The average life expectancy for a person with Alzheimer’s is four and a half years but some live over 10 years.  To be eligible for hospice, the doctor must certify that he expects the patient to die within six months (if the disease runs its usual course), which usually occurs if both of the following criteria are present:
(1) Be at a FAST Stage ‘7c’.   Alzheimer’s progresses through seven stages:  “FAST” is short for Functional Assessment Stage with Stage 7 being the final one, indicating the patient is dependent on others for all their ADL’s (Activities of Daily Living – dressing, toileting, bathing, eating), can speak only a few words intelligibly and can no longer get from bed to the toilet without assistance.  And,
(2) They must have had at least one of the following conditions in the previous six months:   heart failure, emphysema [COPD], over 10% weight loss, a Stage 3 or 4 pressure sore (muscle or bone is exposed), a recurring kidney infection, fever despite antibiotics, a recurring aspiration pneumonia, be over age 70, or have a blood albumin (protein) less than 2.5.

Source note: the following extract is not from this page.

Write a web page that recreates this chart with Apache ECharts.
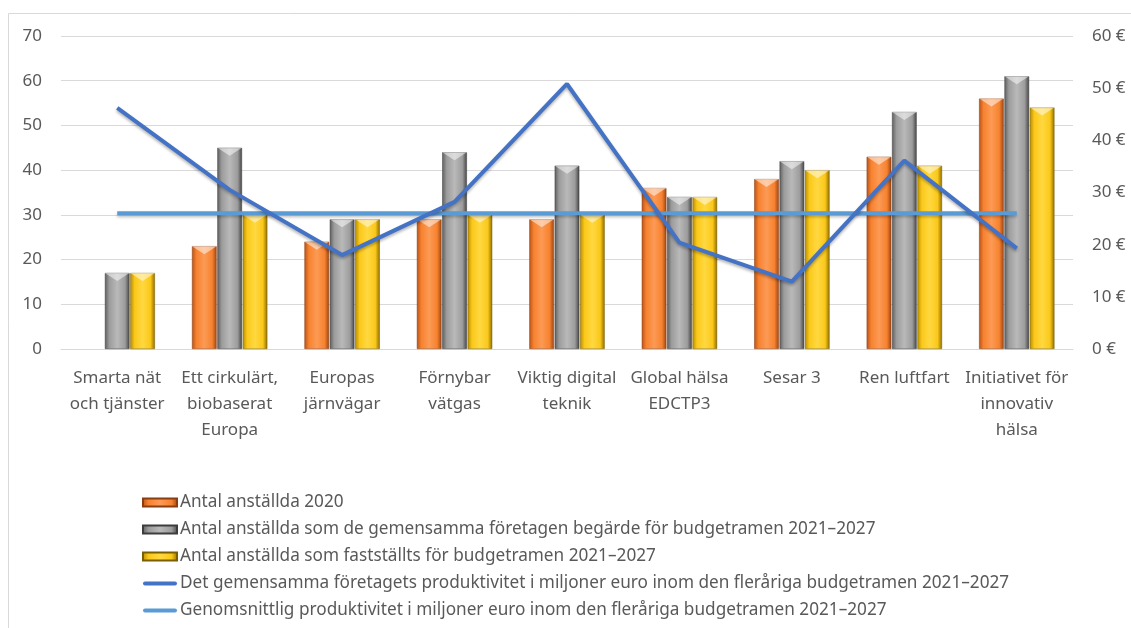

It’s not easy to estimate when the last six months of life starts.  For example, just after a hospitalization for pneumonia or a fractured hip, the doctor may feel hospice is appropriate.  But then, after a few months of comfort-focused care in hospice, the patient may appear stable—so their care is now ‘custodial’ rather than ‘terminal’, meaning they won’t likely die in the next six months. 
If there’s no evidence of progressive decline (such as no weight loss, no change in ability to care for self), hospice must discharge them.  However, they can be readmitted when further decline occurs.